Tuesday, 15 May 2007
Film: '28 Weeks Later'
After having seen ’28 Days Later’, you’d be forgiven for thinking that it was strictly a one-off with no real possibility of a sequel. The people infected by the Rage virus have gradually starved to death and tentative efforts are being made to re-establish contact with Britain by Europe and America. Job done, right? Wrong.
’28 Weeks Later’ starts off in the midst of the Rage virus and then fast forwards to the present day where the American military are attempting to re-build London. An act of cowardice, from the past, ultimately leads to the Rage virus breaking out once again and all control is lost in some quite stunning cinematic scenes. In the midst of the chaos, an American doctor and a disillusioned sniper fight to protect a boy whose blood may hold the key to stopping the virus…
People are at great pains to point out that the people infected by the Rage virus are ‘infected’, they are NOT zombies! Having said that, ’28 Weeks Later’ pays homage to the ‘zombie master’ George Romero in an opening farmhouse scene taken almost directly from ‘Night of the Living Dead’ and a ‘death by helicopter’ scene that has echoes of ‘Dawn of the Dead’. The movie doesn’t suffer for this as these scenes cater for both lovers of suspense and gore (and there’s plenty of gore!) The film is set in London and shots of empty deserted streets and landmarks are once again used to great effect (as with the previous film). The emptiness and silence are so compelling that when I left the cinema I had to give myself a little slap in the face and re-adjust to finding myself in the midst of a bustling crowd once again. I don’t live that far away from Canary Wharf (where the Americans make their base) and the shots of Greenwich in flames touched a nerve as it’s only just up the road from my house! The story itself is a fairly standard ‘Get from A to B, avoid being gutted by the infected’ tale but moments of suspense/carnage pad this out and make it very watchable. Certain characters do fall prey to overdone horror clichés (if I’m trying to avoid being killed by psychotic infected people, the last place I will hide is the London Underground!) but for the most part stand up to examination very well. Robert Carlyle gives a very good performance as the grief stricken Don while Rose Byrne and Jeremy Renner also stand out as American military personnel on the run from both the infected and their own side. Mackintosh Muggelton (great name!) and Imogen Potts both give muted performances as Don’s children.

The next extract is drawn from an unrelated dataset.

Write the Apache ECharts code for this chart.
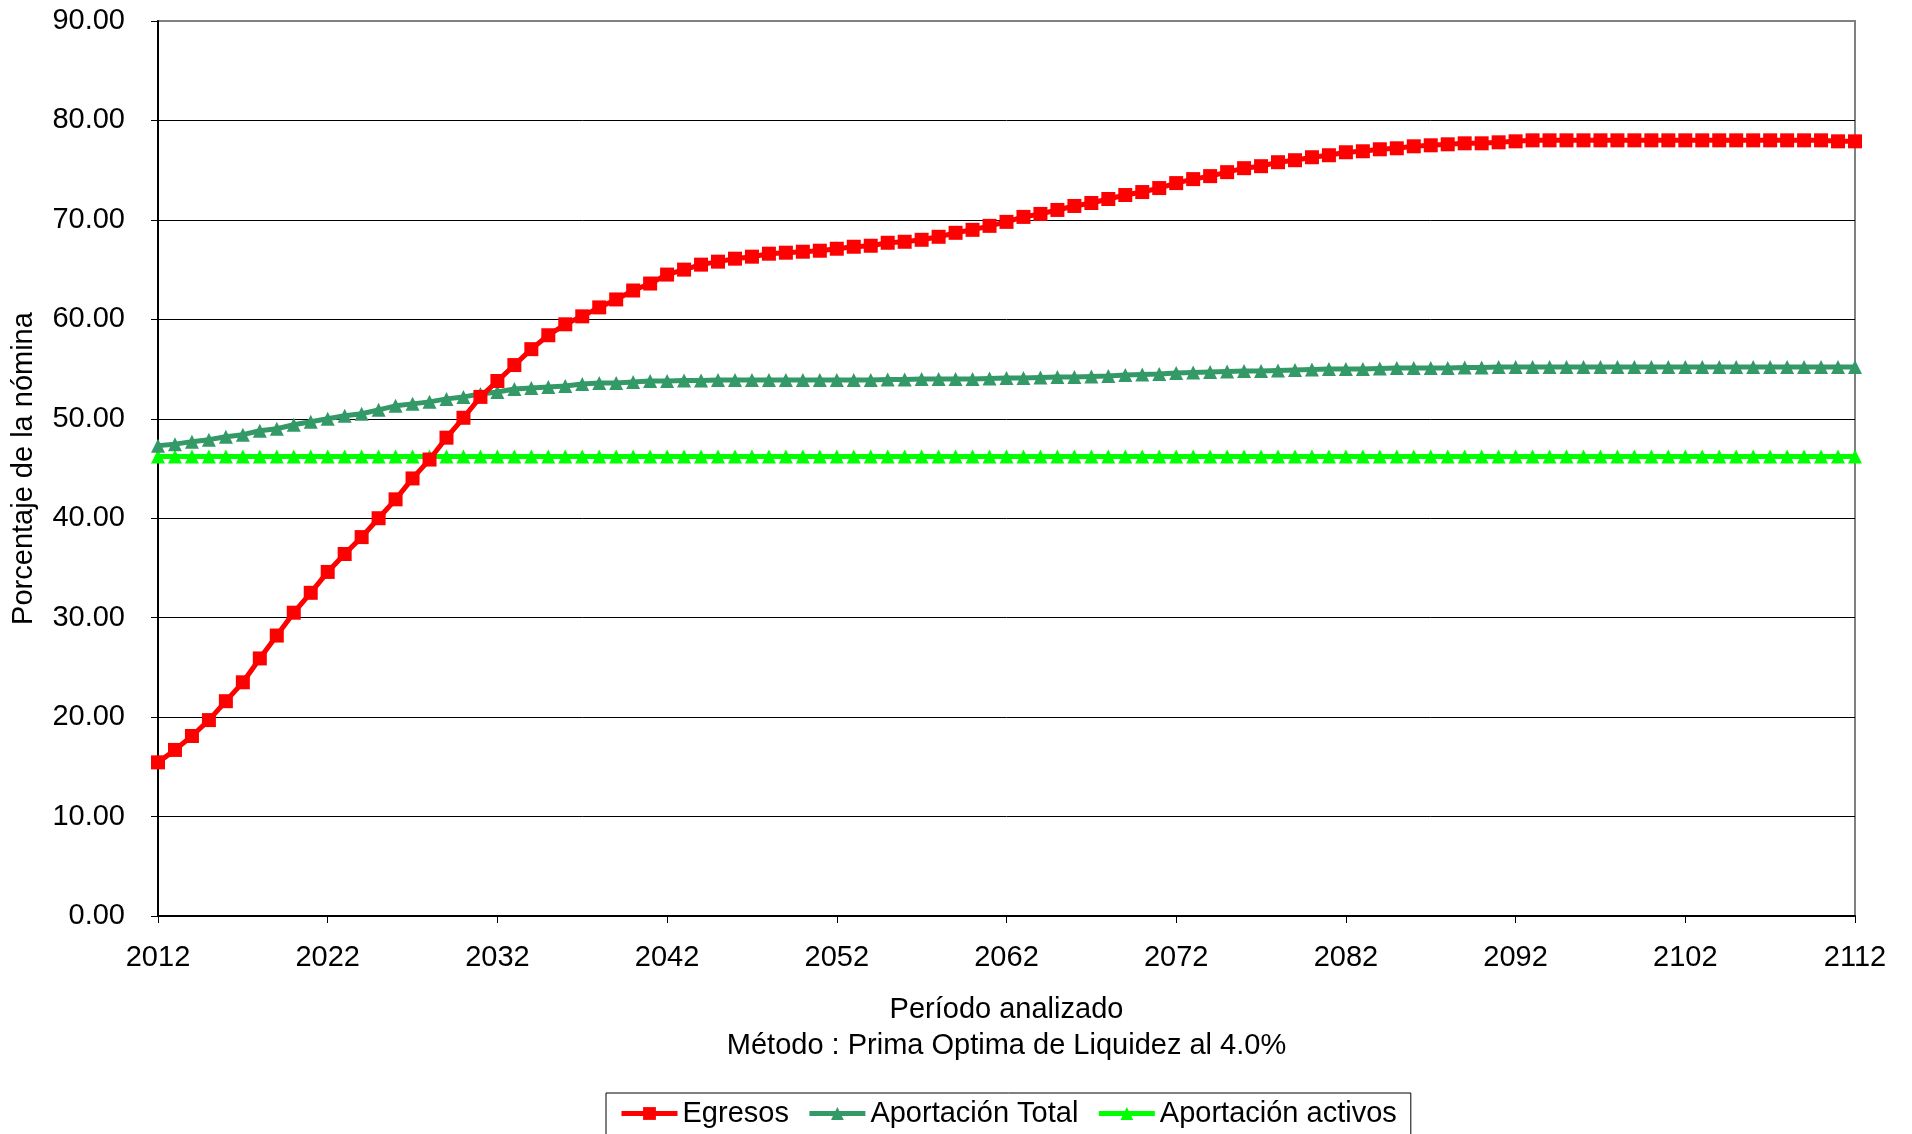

To be honest, I couldn’t tell you whether they were told to act traumatised or if it was simply a case of wooden acting.
Despite some flaws, ’28 Weeks Later’ is well worth a night out at the cinema, especially if you enjoyed the first one. Two hours worth of well executed gore and suspense is money well spent for the true horror fan and the ending holds the possibility of more films to come. I hope so anyway.